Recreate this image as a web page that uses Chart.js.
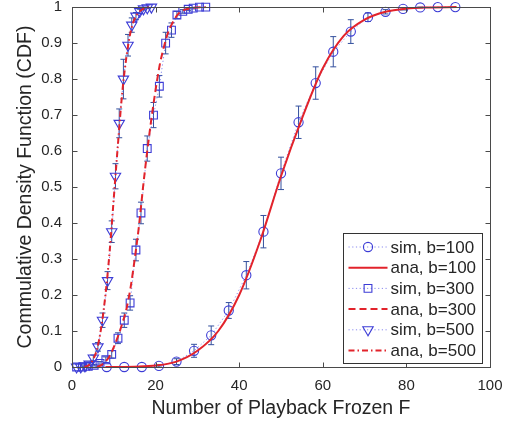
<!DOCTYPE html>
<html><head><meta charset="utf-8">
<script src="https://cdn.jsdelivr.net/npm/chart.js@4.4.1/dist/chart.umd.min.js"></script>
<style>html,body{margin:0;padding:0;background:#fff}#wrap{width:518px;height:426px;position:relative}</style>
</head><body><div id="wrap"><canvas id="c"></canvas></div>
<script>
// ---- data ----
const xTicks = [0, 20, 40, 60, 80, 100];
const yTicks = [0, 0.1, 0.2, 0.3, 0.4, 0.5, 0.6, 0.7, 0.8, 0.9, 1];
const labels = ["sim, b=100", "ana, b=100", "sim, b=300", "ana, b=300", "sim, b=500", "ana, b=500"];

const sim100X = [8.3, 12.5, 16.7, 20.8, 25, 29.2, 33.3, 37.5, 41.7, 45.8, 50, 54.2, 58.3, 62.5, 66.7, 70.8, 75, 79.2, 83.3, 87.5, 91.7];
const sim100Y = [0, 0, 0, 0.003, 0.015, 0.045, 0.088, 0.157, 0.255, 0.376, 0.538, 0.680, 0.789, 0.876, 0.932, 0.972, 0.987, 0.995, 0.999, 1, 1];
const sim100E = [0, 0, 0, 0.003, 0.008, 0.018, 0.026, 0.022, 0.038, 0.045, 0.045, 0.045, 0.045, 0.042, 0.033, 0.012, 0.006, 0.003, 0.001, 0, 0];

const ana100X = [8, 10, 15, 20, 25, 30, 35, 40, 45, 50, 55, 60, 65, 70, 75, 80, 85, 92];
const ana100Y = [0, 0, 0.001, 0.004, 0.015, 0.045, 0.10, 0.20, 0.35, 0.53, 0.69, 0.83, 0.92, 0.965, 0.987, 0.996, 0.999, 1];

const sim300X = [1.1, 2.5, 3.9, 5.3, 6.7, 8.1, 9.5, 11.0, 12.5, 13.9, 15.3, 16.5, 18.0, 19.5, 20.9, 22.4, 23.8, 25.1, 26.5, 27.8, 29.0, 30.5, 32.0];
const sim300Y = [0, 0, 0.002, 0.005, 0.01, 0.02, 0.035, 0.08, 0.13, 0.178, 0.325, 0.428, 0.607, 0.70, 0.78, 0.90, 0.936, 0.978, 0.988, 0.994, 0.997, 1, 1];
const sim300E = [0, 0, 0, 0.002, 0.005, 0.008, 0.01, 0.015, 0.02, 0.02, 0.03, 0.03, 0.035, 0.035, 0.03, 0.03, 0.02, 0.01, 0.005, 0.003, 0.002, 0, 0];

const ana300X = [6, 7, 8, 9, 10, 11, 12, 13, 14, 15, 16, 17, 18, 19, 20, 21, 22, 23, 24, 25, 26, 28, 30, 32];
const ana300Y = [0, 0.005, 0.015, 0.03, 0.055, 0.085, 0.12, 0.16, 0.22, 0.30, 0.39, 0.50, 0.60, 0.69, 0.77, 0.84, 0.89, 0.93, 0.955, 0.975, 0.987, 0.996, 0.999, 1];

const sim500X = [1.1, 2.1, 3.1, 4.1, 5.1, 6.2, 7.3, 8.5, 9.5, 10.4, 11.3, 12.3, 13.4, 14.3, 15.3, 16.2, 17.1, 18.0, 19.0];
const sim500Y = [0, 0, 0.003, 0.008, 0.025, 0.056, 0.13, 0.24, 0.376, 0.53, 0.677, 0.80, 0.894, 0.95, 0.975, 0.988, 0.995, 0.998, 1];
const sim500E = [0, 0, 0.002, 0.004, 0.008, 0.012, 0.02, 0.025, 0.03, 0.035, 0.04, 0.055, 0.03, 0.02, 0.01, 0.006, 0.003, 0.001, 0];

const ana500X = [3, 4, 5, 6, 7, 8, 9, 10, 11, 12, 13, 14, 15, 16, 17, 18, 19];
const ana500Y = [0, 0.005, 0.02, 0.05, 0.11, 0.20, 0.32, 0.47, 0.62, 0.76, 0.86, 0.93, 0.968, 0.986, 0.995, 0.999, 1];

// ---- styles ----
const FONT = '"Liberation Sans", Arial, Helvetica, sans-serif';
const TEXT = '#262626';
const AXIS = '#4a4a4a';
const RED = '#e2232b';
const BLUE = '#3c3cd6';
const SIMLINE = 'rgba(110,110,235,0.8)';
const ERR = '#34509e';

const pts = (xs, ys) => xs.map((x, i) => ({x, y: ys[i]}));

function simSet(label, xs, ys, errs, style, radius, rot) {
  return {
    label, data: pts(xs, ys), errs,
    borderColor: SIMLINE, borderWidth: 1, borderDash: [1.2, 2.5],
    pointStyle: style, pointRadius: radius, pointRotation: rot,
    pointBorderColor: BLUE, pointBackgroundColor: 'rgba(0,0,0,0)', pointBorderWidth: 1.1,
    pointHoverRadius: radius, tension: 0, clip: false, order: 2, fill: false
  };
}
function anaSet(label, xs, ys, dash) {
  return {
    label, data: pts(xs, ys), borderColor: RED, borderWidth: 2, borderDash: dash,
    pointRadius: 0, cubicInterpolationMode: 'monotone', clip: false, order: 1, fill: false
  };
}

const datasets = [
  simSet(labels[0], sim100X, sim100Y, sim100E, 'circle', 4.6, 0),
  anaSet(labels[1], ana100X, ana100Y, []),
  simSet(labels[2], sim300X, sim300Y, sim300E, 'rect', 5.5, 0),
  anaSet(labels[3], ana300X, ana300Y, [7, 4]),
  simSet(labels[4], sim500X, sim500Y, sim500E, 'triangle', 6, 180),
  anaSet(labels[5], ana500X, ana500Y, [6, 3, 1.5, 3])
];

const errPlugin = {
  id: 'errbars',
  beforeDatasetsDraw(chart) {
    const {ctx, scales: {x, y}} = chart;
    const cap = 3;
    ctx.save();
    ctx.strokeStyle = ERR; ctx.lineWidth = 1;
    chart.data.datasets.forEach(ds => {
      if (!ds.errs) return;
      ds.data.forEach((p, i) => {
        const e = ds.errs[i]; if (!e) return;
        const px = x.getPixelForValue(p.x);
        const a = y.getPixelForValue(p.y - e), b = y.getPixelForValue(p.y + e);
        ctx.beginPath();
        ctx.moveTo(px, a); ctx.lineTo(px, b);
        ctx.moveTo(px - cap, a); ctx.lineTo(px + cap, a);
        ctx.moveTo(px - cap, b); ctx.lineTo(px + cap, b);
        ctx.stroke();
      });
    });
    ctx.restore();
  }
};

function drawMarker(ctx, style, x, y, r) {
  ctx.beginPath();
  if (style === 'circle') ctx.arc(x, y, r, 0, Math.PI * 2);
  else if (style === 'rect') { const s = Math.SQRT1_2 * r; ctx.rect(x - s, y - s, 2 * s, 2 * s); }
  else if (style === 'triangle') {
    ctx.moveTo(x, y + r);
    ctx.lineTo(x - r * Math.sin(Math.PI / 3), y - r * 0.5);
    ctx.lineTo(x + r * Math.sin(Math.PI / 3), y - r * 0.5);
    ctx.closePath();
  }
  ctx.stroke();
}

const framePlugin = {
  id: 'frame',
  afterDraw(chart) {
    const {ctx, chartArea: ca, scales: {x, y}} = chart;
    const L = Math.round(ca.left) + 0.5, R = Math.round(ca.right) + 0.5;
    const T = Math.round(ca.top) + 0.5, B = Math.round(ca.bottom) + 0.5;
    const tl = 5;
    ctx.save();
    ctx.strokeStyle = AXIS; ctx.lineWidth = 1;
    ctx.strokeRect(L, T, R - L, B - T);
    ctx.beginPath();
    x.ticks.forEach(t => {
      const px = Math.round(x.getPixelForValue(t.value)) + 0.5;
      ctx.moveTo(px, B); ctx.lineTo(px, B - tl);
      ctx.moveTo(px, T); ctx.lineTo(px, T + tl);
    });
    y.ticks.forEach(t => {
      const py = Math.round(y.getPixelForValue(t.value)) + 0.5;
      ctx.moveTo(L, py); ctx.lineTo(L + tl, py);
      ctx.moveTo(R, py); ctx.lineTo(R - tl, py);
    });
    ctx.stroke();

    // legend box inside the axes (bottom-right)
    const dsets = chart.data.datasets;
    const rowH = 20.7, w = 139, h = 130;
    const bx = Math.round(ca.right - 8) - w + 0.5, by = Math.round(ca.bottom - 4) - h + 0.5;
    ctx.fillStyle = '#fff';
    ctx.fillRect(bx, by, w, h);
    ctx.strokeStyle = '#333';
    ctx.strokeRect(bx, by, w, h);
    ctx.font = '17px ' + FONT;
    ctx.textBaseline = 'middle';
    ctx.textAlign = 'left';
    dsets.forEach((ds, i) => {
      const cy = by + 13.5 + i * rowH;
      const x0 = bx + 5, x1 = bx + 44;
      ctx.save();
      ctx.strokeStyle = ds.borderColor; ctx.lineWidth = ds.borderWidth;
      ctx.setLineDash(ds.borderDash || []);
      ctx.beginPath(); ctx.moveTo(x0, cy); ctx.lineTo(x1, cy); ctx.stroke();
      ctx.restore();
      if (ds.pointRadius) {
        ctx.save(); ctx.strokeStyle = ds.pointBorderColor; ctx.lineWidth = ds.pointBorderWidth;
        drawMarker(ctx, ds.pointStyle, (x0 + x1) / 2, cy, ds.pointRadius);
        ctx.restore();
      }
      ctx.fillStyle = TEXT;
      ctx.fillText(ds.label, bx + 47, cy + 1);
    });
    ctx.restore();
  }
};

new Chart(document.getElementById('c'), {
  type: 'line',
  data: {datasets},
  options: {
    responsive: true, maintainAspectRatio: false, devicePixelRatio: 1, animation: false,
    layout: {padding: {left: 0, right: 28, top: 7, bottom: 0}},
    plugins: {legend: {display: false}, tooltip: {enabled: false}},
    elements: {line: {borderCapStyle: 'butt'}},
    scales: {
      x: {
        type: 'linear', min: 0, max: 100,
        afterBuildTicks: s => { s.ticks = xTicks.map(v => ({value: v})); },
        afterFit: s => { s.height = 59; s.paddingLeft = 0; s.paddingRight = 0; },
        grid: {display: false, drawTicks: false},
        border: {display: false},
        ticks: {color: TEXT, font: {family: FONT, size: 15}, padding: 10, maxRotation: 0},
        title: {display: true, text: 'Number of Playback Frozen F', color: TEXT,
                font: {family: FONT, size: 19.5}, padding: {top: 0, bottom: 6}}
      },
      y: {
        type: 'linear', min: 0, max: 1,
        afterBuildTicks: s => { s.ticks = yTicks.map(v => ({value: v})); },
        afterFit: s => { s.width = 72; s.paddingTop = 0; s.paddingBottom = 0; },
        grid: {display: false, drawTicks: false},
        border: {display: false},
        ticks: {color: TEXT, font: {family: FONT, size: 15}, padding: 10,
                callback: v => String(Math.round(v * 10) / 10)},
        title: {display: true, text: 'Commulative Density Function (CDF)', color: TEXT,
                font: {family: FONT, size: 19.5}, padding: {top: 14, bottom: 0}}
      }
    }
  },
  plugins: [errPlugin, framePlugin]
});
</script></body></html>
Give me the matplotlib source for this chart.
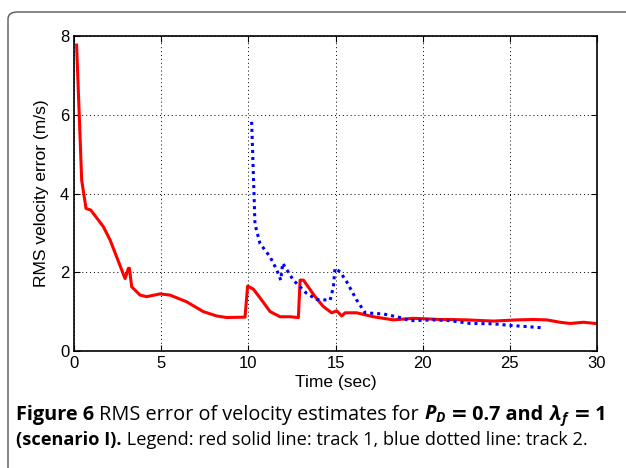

============

## YOUR GOAL
Omitting all pictures, restate exactly the lines of the material from its start through the line that contains "0.965, 0.987, 0.996, 0.999, 1];".

## SOLVED EXERCISE
Recreate this image as a web page that uses Chart.js.
<!DOCTYPE html>
<html><head><meta charset="utf-8">
<script src="https://cdn.jsdelivr.net/npm/chart.js@4.4.1/dist/chart.umd.min.js"></script>
<style>html,body{margin:0;padding:0;background:#fff}#wrap{width:518px;height:426px;position:relative}</style>
</head><body><div id="wrap"><canvas id="c"></canvas></div>
<script>
// ---- data ----
const xTicks = [0, 20, 40, 60, 80, 100];
const yTicks = [0, 0.1, 0.2, 0.3, 0.4, 0.5, 0.6, 0.7, 0.8, 0.9, 1];
const labels = ["sim, b=100", "ana, b=100", "sim, b=300", "ana, b=300", "sim, b=500", "ana, b=500"];

const sim100X = [8.3, 12.5, 16.7, 20.8, 25, 29.2, 33.3, 37.5, 41.7, 45.8, 50, 54.2, 58.3, 62.5, 66.7, 70.8, 75, 79.2, 83.3, 87.5, 91.7];
const sim100Y = [0, 0, 0, 0.003, 0.015, 0.045, 0.088, 0.157, 0.255, 0.376, 0.538, 0.680, 0.789, 0.876, 0.932, 0.972, 0.987, 0.995, 0.999, 1, 1];
const sim100E = [0, 0, 0, 0.003, 0.008, 0.018, 0.026, 0.022, 0.038, 0.045, 0.045, 0.045, 0.045, 0.042, 0.033, 0.012, 0.006, 0.003, 0.001, 0, 0];

const ana100X = [8, 10, 15, 20, 25, 30, 35, 40, 45, 50, 55, 60, 65, 70, 75, 80, 85, 92];
const ana100Y = [0, 0, 0.001, 0.004, 0.015, 0.045, 0.10, 0.20, 0.35, 0.53, 0.69, 0.83, 0.92, 0.965, 0.987, 0.996, 0.999, 1];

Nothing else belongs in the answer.